Human growth hormone (HGH) is one of the roughly 50 hormones (chemical messengers) that regulate physiological processes in the human body. The pituitary gland, a small pea-sized structure in the brain, produces HGH to be released throughout the 24-hour-cycle in pulsatile secretions, following the body’s natural “circadian rhythm” cycle.
As you can see depicted in the chart above, the maximum concentrations of HGH are released at night during sleep. Accordingly, this is the reason that sleep deprivation (an inadequate amount of sleep) is associated with low HGH levels and even HGH deficiency while individuals who get 7-9 hours of quality sleep each night tend to enjoy higher HGH levels.
Following the pituitary gland’s secretion of HGH in the bloodstream, the hormone journeys through the body until it reaches the liver, where it signals for the release of a closely related pro-growth hormone, insulin-like growth factor-1 (IGF-1).
Together, IGF-1 and HGH perform several critical functions, many of which pertain directly to physical and athletic performance:
- Regulation of muscle mass
- Nutrient metabolism
- Protein synthesis
- Reducing visceral fat (“belly fat”) accumulation
- WordPreventing atherosclerosis (the buildup of plaque in the blood vessels that can lead to cardiovascular disease)
- Improving cardiovascular function
How Healthy HGH Levels Support the Benefits of Exercise
Through the hormone’s impact on metabolism (energy-burning), higher HGH levels, in turn, help facilitate higher rates of caloric burning during exercise to achieve greater weight-loss results in overweight or obese individuals.
In combination, HGH and its partner hormone discussed above (IGF-1) boost metabolism significantly as demonstrated in clinical research:
“Growth hormone (GH) stimulates the production of insulin-like growth factor 1 in most tissues, and together GH and insulin-like growth factor 1 exert powerful collective actions on fat, protein and glucose metabolism.”
Clinical trials assessing the effects of GH treatment in patients with obesity have shown consistent reductions in total adipose tissue mass, in particular abdominal and visceral adipose tissue depots.
HGH deficiency, therefore, is one possible explanation for why older and aging adults often fail to reach a healthy weight, even with diet and lifestyle interventions such as increased physical activity.
In this way, HGH deficiency and obesity can exert a spiral effect: lower HGH levels make exercise less effective in terms of achieving greater fitness, while less exercise reduces the production of HGH.

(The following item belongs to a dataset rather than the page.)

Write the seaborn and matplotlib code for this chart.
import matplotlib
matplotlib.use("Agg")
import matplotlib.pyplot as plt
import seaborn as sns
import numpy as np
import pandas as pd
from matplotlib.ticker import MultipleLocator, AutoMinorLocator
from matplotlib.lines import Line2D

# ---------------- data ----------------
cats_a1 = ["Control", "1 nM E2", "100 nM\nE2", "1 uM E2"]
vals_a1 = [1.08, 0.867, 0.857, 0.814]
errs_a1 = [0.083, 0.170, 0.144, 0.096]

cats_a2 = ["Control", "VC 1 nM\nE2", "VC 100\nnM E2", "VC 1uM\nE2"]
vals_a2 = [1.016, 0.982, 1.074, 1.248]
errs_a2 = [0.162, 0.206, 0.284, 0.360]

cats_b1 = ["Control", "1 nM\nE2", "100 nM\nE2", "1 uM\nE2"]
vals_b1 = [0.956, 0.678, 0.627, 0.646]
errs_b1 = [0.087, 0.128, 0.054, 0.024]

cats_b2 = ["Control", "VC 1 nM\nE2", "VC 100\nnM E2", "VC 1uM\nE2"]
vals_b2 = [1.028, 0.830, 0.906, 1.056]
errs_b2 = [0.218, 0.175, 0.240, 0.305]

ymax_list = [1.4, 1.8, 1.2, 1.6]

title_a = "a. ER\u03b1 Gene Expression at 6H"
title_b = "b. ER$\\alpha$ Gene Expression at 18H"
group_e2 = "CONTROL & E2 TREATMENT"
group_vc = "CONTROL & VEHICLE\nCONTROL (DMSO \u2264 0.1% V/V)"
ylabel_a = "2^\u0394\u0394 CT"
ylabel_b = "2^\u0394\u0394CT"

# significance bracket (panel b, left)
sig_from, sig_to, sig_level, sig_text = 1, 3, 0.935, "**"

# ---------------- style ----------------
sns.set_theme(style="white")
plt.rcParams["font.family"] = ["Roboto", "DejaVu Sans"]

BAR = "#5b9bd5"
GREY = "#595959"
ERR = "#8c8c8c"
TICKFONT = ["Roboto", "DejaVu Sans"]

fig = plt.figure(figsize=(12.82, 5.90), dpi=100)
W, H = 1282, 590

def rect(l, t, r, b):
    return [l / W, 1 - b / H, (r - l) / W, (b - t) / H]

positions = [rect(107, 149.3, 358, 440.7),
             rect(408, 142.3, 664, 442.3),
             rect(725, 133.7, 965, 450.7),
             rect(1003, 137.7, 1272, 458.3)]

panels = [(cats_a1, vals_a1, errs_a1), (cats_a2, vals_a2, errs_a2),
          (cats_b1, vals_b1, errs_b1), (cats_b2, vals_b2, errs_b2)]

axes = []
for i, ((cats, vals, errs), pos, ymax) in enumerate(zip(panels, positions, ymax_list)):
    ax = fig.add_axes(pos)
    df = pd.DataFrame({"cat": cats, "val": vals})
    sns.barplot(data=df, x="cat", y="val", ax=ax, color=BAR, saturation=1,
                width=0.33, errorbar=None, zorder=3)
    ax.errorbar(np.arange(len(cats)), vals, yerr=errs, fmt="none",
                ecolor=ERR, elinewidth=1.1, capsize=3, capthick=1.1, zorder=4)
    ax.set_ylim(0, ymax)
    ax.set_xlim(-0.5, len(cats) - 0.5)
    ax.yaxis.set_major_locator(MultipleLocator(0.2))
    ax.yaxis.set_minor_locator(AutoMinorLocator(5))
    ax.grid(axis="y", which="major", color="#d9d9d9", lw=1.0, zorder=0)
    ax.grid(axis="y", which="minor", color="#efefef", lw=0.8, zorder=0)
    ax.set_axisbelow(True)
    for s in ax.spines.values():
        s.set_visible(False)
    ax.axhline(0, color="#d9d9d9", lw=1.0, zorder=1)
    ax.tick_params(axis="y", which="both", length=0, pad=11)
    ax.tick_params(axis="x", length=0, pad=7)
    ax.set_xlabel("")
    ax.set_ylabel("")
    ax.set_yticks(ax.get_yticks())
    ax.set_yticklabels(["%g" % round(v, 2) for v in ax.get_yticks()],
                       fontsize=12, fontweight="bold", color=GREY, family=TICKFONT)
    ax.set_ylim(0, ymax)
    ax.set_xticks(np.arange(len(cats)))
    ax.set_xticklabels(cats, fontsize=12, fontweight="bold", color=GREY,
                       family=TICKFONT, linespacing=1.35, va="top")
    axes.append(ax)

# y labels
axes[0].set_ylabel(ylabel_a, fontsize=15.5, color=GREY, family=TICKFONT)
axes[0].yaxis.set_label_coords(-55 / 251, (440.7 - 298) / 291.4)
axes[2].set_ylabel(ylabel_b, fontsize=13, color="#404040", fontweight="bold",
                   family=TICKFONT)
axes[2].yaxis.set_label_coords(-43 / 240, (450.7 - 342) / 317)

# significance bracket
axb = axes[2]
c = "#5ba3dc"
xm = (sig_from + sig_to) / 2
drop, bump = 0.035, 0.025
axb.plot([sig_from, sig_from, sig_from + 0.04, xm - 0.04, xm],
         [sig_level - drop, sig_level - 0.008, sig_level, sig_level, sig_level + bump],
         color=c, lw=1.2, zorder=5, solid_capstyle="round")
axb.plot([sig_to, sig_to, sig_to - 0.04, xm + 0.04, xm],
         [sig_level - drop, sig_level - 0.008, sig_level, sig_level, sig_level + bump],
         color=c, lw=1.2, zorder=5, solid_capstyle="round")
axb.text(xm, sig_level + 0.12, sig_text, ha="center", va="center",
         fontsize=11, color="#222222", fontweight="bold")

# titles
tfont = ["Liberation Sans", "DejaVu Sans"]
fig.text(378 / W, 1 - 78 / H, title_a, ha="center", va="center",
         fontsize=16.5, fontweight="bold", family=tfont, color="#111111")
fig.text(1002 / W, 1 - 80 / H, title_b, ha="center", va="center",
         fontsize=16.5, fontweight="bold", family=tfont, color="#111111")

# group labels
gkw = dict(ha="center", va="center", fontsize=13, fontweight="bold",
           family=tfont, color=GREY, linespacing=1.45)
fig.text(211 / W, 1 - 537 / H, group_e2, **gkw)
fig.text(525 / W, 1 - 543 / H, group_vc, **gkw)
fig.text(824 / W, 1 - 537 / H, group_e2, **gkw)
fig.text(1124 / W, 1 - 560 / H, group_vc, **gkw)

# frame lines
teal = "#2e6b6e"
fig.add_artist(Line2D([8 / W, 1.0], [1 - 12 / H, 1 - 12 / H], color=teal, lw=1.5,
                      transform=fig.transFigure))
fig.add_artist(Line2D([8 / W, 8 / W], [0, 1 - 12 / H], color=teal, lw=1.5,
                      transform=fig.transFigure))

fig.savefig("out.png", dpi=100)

In cases such as these, a combination of a regular exercise regimen and, possibly, hormone replacement therapy (HRT) with recombinant HGH (somatropin) may be advised to achieve the healthcare goals of the patient.

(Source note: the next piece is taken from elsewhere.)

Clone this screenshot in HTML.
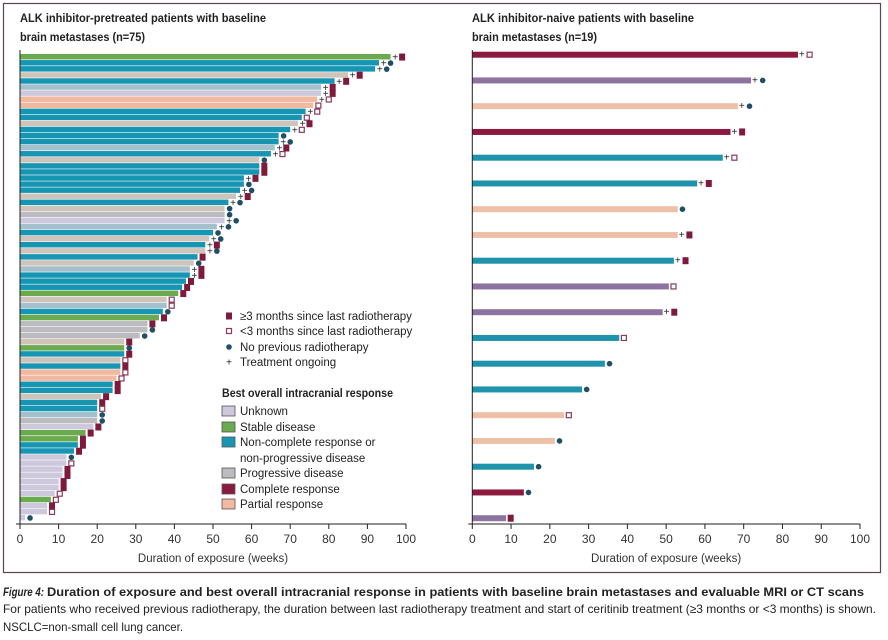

How to Stay Motivated For Movement After 40
Whether you are 6 or 60 years old, one of the hardest parts of initiating and committing to a routine is motivation – that initial drive to “get up and go.”

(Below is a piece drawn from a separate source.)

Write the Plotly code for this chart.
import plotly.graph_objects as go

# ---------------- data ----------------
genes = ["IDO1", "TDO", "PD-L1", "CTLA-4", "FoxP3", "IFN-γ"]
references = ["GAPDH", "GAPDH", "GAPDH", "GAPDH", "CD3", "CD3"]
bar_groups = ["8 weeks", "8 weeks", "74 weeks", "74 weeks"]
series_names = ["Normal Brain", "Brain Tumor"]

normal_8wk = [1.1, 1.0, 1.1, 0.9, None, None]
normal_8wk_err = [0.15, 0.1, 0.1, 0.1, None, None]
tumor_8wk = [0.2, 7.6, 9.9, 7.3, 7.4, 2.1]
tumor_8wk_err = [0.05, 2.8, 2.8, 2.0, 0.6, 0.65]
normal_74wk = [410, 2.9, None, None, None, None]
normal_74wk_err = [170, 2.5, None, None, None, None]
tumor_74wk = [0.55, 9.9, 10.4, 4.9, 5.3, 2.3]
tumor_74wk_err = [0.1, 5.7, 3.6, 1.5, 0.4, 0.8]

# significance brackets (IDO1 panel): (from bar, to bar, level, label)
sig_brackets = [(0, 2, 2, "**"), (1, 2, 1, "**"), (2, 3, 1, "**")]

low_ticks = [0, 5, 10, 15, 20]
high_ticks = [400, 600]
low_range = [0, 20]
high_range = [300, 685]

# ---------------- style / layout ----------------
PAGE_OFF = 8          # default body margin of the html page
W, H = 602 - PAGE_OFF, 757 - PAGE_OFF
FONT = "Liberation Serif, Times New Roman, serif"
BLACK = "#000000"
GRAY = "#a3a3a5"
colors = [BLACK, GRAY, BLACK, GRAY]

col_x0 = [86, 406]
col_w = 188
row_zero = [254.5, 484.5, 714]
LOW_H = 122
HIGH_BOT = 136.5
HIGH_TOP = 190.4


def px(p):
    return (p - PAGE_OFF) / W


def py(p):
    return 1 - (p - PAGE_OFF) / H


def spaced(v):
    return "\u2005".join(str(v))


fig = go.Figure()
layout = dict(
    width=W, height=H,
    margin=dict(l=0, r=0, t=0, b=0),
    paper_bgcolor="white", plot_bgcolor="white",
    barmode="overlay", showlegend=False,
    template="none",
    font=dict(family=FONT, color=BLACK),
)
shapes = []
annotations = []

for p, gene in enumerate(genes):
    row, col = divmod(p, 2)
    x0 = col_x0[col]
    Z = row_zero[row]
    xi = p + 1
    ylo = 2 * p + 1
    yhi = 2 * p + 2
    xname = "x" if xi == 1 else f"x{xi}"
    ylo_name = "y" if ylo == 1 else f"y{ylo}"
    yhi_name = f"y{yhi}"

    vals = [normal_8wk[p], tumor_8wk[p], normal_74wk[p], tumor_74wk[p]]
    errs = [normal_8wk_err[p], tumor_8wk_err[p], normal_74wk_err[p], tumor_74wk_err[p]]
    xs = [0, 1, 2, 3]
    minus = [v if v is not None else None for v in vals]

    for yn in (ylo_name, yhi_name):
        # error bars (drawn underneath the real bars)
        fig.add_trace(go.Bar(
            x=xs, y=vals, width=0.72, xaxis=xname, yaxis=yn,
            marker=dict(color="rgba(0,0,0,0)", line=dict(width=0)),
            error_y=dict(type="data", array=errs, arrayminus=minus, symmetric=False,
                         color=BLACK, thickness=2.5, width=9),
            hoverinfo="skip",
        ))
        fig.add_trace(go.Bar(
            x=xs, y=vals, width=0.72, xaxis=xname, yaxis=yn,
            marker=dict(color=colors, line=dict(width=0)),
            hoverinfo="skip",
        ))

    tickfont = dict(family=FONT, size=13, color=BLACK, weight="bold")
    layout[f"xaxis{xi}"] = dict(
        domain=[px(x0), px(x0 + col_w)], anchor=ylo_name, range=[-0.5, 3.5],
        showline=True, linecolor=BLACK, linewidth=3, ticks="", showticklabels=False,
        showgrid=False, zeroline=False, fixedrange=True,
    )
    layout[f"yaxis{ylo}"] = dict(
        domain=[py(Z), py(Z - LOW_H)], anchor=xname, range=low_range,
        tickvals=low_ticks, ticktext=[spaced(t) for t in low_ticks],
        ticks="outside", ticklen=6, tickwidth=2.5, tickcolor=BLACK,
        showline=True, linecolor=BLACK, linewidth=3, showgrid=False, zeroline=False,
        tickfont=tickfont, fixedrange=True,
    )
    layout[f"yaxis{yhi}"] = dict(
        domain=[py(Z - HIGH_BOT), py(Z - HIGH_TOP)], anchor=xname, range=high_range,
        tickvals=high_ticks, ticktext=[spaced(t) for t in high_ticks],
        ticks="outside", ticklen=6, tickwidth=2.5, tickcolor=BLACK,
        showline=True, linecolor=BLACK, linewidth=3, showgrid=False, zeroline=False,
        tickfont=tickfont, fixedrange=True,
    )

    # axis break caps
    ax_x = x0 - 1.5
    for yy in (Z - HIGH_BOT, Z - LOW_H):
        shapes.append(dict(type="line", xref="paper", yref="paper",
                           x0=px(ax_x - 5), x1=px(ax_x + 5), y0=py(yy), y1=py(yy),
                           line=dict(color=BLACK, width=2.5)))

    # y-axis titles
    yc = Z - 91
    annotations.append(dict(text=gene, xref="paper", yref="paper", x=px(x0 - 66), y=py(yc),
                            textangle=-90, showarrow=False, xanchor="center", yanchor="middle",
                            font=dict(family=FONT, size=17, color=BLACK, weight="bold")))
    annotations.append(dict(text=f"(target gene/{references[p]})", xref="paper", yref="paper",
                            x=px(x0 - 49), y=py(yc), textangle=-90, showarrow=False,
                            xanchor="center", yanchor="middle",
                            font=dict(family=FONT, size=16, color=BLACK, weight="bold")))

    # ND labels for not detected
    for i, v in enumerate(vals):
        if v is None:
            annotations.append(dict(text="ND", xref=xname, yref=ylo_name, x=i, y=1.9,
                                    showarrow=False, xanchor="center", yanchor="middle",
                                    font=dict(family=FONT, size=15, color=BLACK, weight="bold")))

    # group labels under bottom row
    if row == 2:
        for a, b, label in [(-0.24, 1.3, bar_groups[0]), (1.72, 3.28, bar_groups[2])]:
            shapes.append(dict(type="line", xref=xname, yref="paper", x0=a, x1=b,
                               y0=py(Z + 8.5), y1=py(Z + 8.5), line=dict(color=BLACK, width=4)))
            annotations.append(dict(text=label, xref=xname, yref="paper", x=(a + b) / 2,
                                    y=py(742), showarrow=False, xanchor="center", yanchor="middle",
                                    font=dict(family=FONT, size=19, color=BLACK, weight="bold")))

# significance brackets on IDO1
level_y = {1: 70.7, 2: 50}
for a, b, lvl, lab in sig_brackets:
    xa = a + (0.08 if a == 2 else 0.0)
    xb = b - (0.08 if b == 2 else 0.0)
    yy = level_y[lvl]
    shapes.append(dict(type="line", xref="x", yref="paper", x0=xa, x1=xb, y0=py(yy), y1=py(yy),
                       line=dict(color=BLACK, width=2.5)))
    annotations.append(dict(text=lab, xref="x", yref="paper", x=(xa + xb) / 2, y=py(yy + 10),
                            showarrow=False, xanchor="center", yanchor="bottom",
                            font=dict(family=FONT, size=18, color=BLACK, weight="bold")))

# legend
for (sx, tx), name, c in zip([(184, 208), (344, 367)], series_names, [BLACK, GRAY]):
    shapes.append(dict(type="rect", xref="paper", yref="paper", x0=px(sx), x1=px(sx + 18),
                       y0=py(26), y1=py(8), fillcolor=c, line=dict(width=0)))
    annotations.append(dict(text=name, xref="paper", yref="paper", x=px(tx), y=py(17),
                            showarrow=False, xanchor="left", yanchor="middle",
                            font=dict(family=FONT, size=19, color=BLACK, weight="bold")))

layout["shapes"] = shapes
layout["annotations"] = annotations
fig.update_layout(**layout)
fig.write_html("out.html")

Here are a few ways that you, as an older adult, can commit yourself to a health-boosting exercise regimen and stick to it:
- Set specific goals in writing. Research shows that when you write down specific goals – i.e., “complete a 5K walk,” “150 weekly minutes of aerobic activity” – you are much likelier to follow through.
- Join a workout group or find a buddy. Studies show that people tend to stay committed to any task – whether exercising or a work assignment – if they have someone to hold them accountable for showing up and putting in the effort.
- Create a list of all of the benefits of exercise – improved cognition and mood, reduced risk of injury, greater physical strength, optimized hormonal balance – and keep it displayed in a prominent location like the fridge as an extra motivator on days you might not want to hit the gym.
- Keep it fun. We’ve outlined numerous (dozens) of exercises here that you can choose from – so why not pick one that’s fun and effective at the same time?